Arts, Music

Declan McKenna Balances Creative Sound and Commentary in ‘What Happened to the Beach?’


Declan McKenna’s third album, What Happened to the Beach?, is a masterful continuation of his recent dive into psychedelic indie rock. Released Feb. 9, What Happened to the Beach? provides easy listening, along with social commentary. McKenna weaves in self-reflection and his thoughts on broader issues, while creating an enjoyable and exploratory album.

The influence of other artists is quite evident on What Happened to the Beach?. The entire album gives the feeling of a Beatles record with a modern twist. McKenna’s use of upbeat melodies contrasts with the often serious message of his lyrics.

In “I Write the News,” McKenna sings, “I write the news / I know you can’t wait to bail on the southern rent / And the crime is high and so am I / All the Labour kids shout, to what extent?” 

The song repeats the same lines over and over again, but in the first verse, McKenna sings accompanied only by his guitar. This folkish sound is reminiscent of George Harrison’s acoustic-heavy All Things Must Pass. Suddenly, “I Write the News” shifts into a funky, psychedelic sound that seems to draw on ’80s psychedelia-inspired artists like Djo and MGMT. 

Like MGMT, McKenna does not shy away from self-reflection or darker themes, even when a song sounds upbeat. He acknowledges his neighborhood’s impact on him and his beliefs, and addresses other people’s perceptions of what that means.

“Sympathy,” on the other hand, opens much like a Harry Styles song. McKenna utilizes big band sounds and feelings to hook his listeners on a melody. He belts the opening with enthusiasm.

“Sympathy, won’t you come around / I don’t need the commotion / Usually though I’m up and down / You just need rollercoasters,” McKenna sings.

The sudden outburst of sound and emotion takes influence from Styles’ use of similar techniques in his music, particularly “Music For a Sushi Restaurant.”

McKenna’s experimentation also extends to the manipulation of his voice in his music. “Nothing Works” is one of the album’s standouts, with an unusual beat and funky synthesizer adding to the effect in the background. McKenna’s echoing of his own words as a chorus is reminiscent of David Bowie, contributing to his glam-rock image. “Nothing Works” continues the trend and contrasts upbeat melodies with serious lyrics. 

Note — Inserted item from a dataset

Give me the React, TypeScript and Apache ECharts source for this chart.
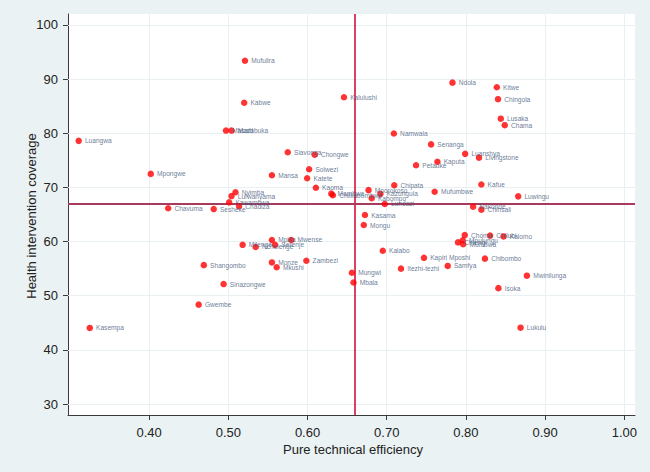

“But of course I’ll re-implore you / On the kind of nation that we have,” he sings.

He often turns to voice manipulation in his more overtly politically or socially opinionated songs, including his earlier breakthrough hit “Brazil” and single “British Bombs.” Perhaps McKenna is making a comment on how people’s voices are silenced or altered in political settings. Either way, he follows a long line of rockstars whose commentary appears in their songs in unique ways, such as Green Day’s “Holiday” and its reference to corruption within the U.S. government.

A final standout on What Happened to the Beach? is “Elevator Hum.” The track transitions from a softer and more relaxed sound at the beginning to embracing a sweeping, full-band energy at the very end. McKenna’s use of harmony and chorus in this song is reminiscent of Lorde’s album Solar Power. “Elevator Hum” feels like McKenna’s reflection on growing up, being famous, and learning how to mature. 

What Happened to the Beach? is an exciting look at McKenna’s future in music. His psychedelic rock sound both contrasts and matches the serious political and social commentary in his lyrics. McKenna’s inventiveness is promising and develops creatively across the album.